[TASK DIRECTIONS]
The line holding "var yTicks = [3.6, 3.8, 4.0, 4.2, 4.4];" is the last one to output; start at the first line of the data, keep every line in between exactly, and leave out pictures.

[DATA SECTION]
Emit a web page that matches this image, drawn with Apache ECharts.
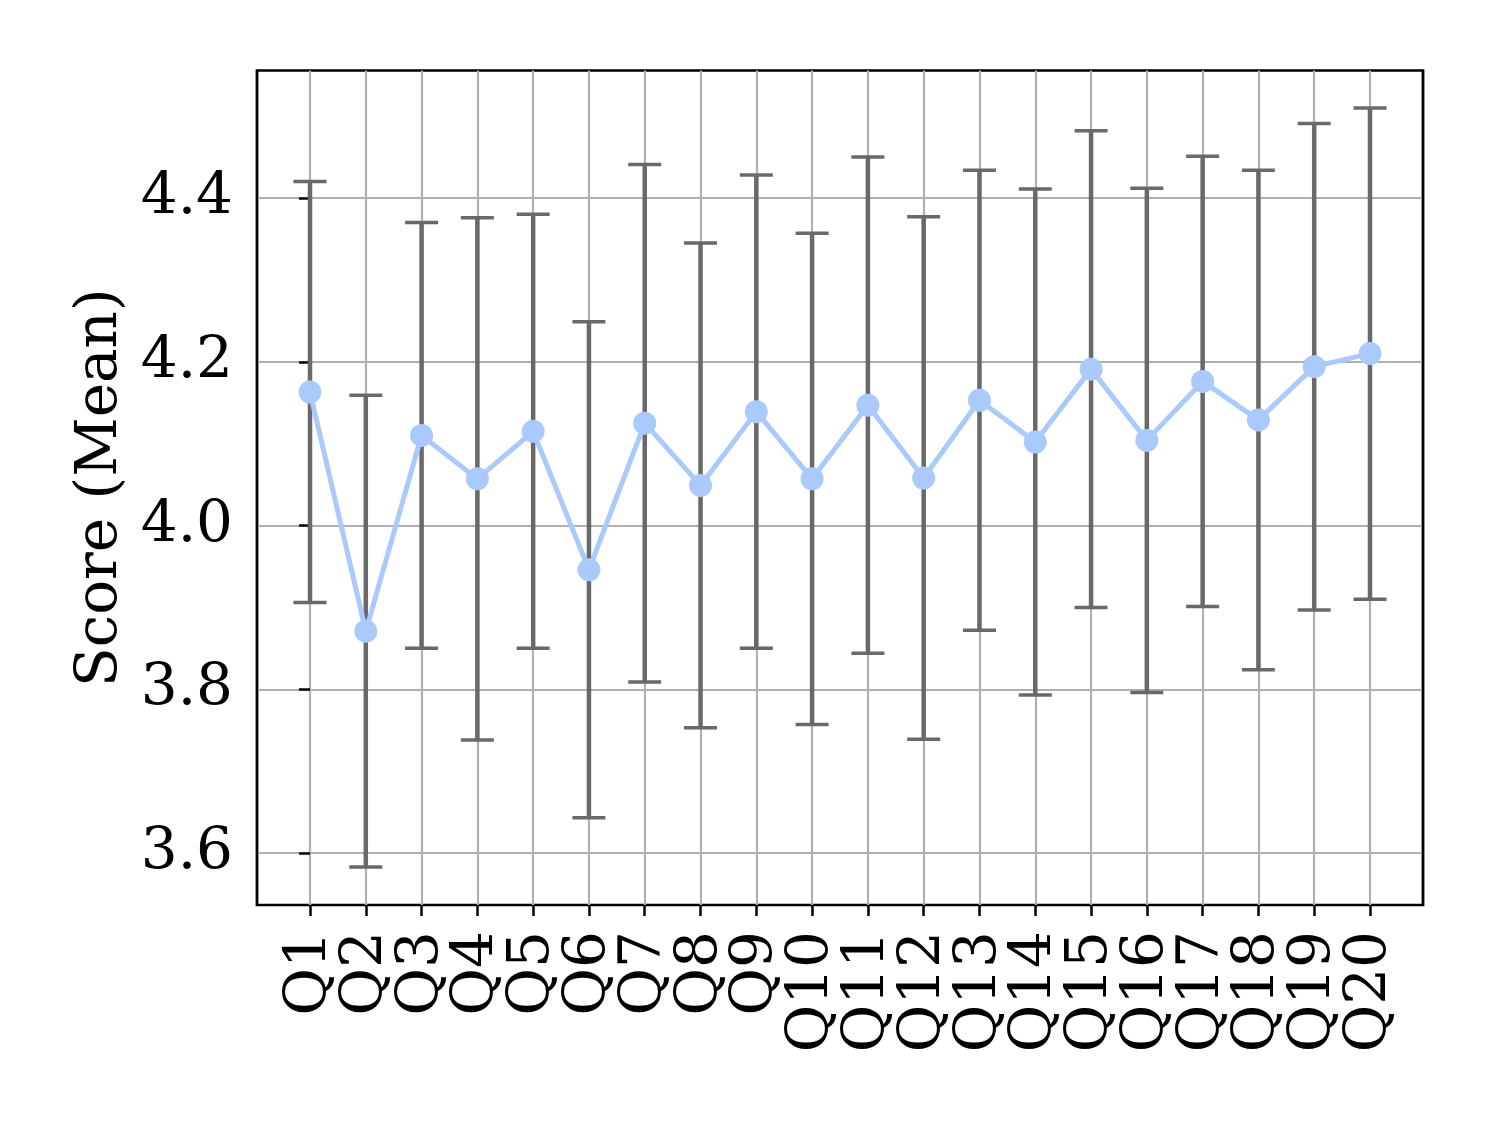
<!DOCTYPE html>
<html>
<head>
<meta charset="utf-8">
<style>
  html, body { margin: 0; padding: 0; background: #fff; }
  #main { width: 1494px; height: 1121px; }
</style>
<script src="https://cdn.jsdelivr.net/npm/echarts@6/dist/echarts.min.js"></script>
</head>
<body>
<div id="main"></div>
<script>
// questions on the x axis
var questions = ['Q1', 'Q2', 'Q3', 'Q4', 'Q5', 'Q6', 'Q7', 'Q8', 'Q9', 'Q10',
  'Q11', 'Q12', 'Q13', 'Q14', 'Q15', 'Q16', 'Q17', 'Q18', 'Q19', 'Q20'];
// mean score per question
var meanScore = [4.163, 3.871, 4.110, 4.057, 4.115, 3.946, 4.125, 4.049, 4.139, 4.057,
  4.147, 4.058, 4.153, 4.102, 4.191, 4.104, 4.176, 4.129, 4.194, 4.210];
// half length of the error bar (std)
var stdScore = [0.257, 0.288, 0.260, 0.319, 0.265, 0.303, 0.316, 0.296, 0.289, 0.300,
  0.303, 0.319, 0.281, 0.309, 0.291, 0.308, 0.275, 0.305, 0.297, 0.300];
var yTicks = [3.6, 3.8, 4.0, 4.2, 4.4];

var font = "'DejaVu Serif', 'Liberation Serif', serif";
var xMin = -0.95, xMax = 19.95;
// the two end values are only placeholders so that Q1 and Q20 are not the min/max labels
var xTicks = [xMin].concat(questions.map(function (q, i) { return i; })).concat([xMax]);
// grid lines: the two placeholder lines sit on the frame, so keep them black
var xGridColors = xTicks.map(function (v, i) {
  return (i === 0 || i === xTicks.length - 1) ? '#000' : '#b0b0b0';
});

var lineData = meanScore.map(function (m, i) { return [i, m]; });
var errData = meanScore.map(function (m, i) {
  return [i, m - stdScore[i], m + stdScore[i]];
});

var myChart = echarts.init(document.getElementById('main'));
myChart.setOption({
  animation: false,
  grid: {
    left: 257,
    right: 71,
    top: 70.5,
    bottom: 216,
    show: true,
    borderColor: '#000',
    borderWidth: 2.7,
    backgroundColor: 'transparent'
  },
  xAxis: {
    type: 'value',
    min: xMin,
    max: xMax,
    axisLine: { show: false },
    axisTick: {
      show: true,
      customValues: xTicks,
      length: 11,
      lineStyle: { color: '#000', width: 2.5 }
    },
    splitLine: {
      show: true,
      lineStyle: { color: xGridColors, width: 2.2 }
    },
    axisLabel: {
      customValues: xTicks,
      showMinLabel: false,
      showMaxLabel: false,
      hideOverlap: false,
      rotate: 90,
      margin: 26,
      fontFamily: font,
      fontSize: 58,
      color: '#000',
      formatter: function (v) {
        var i = Math.round(v);
        return (Math.abs(v - i) < 1e-6 && questions[i]) ? questions[i] : ' ';
      }
    }
  },
  yAxis: {
    type: 'value',
    min: 3.5366,
    max: 4.5557,
    name: 'Score (Mean)',
    nameLocation: 'middle',
    nameGap: 127,
    nameTextStyle: { fontFamily: font, fontSize: 58, color: '#000' },
    axisLine: { show: false },
    axisTick: {
      show: true,
      customValues: yTicks,
      length: 11,
      lineStyle: { color: '#000', width: 2.5 }
    },
    splitLine: {
      show: true,
      lineStyle: { color: '#b0b0b0', width: 2.2 }
    },
    axisLabel: {
      customValues: yTicks,
      showMinLabel: true,
      showMaxLabel: true,
      margin: 24,
      fontFamily: font,
      fontSize: 58,
      color: '#000',
      formatter: function (v) { return v.toFixed(1); }
    }
  },
  series: [
    {
      name: 'std',
      type: 'custom',
      z: 2,
      encode: { x: 0, y: [1, 2] },
      data: errData,
      renderItem: function (params, api) {
        var x = api.value(0);
        var top = api.coord([x, api.value(2)]);
        var bot = api.coord([x, api.value(1)]);
        var hw = 16.5;
        var barStyle = { stroke: '#696969', lineWidth: 4.5 };
        var capStyle = { stroke: '#696969', lineWidth: 3.5 };
        return {
          type: 'group',
          children: [
            { type: 'line', shape: { x1: top[0], y1: top[1], x2: bot[0], y2: bot[1] }, style: barStyle },
            { type: 'line', shape: { x1: top[0] - hw, y1: top[1], x2: top[0] + hw, y2: top[1] }, style: capStyle },
            { type: 'line', shape: { x1: bot[0] - hw, y1: bot[1], x2: bot[0] + hw, y2: bot[1] }, style: capStyle }
          ]
        };
      }
    },
    {
      name: 'mean',
      type: 'line',
      z: 3,
      data: lineData,
      symbol: 'circle',
      symbolSize: 23,
      itemStyle: { color: '#aac9fc' },
      lineStyle: { color: '#aac9fc', width: 5 }
    }
  ]
});
</script>
</body>
</html>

[THE RESPONSE]
Emit a web page that matches this image, drawn with Apache ECharts.
<!DOCTYPE html>
<html>
<head>
<meta charset="utf-8">
<style>
  html, body { margin: 0; padding: 0; background: #fff; }
  #main { width: 1494px; height: 1121px; }
</style>
<script src="https://cdn.jsdelivr.net/npm/echarts@6/dist/echarts.min.js"></script>
</head>
<body>
<div id="main"></div>
<script>
// questions on the x axis
var questions = ['Q1', 'Q2', 'Q3', 'Q4', 'Q5', 'Q6', 'Q7', 'Q8', 'Q9', 'Q10',
  'Q11', 'Q12', 'Q13', 'Q14', 'Q15', 'Q16', 'Q17', 'Q18', 'Q19', 'Q20'];
// mean score per question
var meanScore = [4.163, 3.871, 4.110, 4.057, 4.115, 3.946, 4.125, 4.049, 4.139, 4.057,
  4.147, 4.058, 4.153, 4.102, 4.191, 4.104, 4.176, 4.129, 4.194, 4.210];
// half length of the error bar (std)
var stdScore = [0.257, 0.288, 0.260, 0.319, 0.265, 0.303, 0.316, 0.296, 0.289, 0.300,
  0.303, 0.319, 0.281, 0.309, 0.291, 0.308, 0.275, 0.305, 0.297, 0.300];
var yTicks = [3.6, 3.8, 4.0, 4.2, 4.4];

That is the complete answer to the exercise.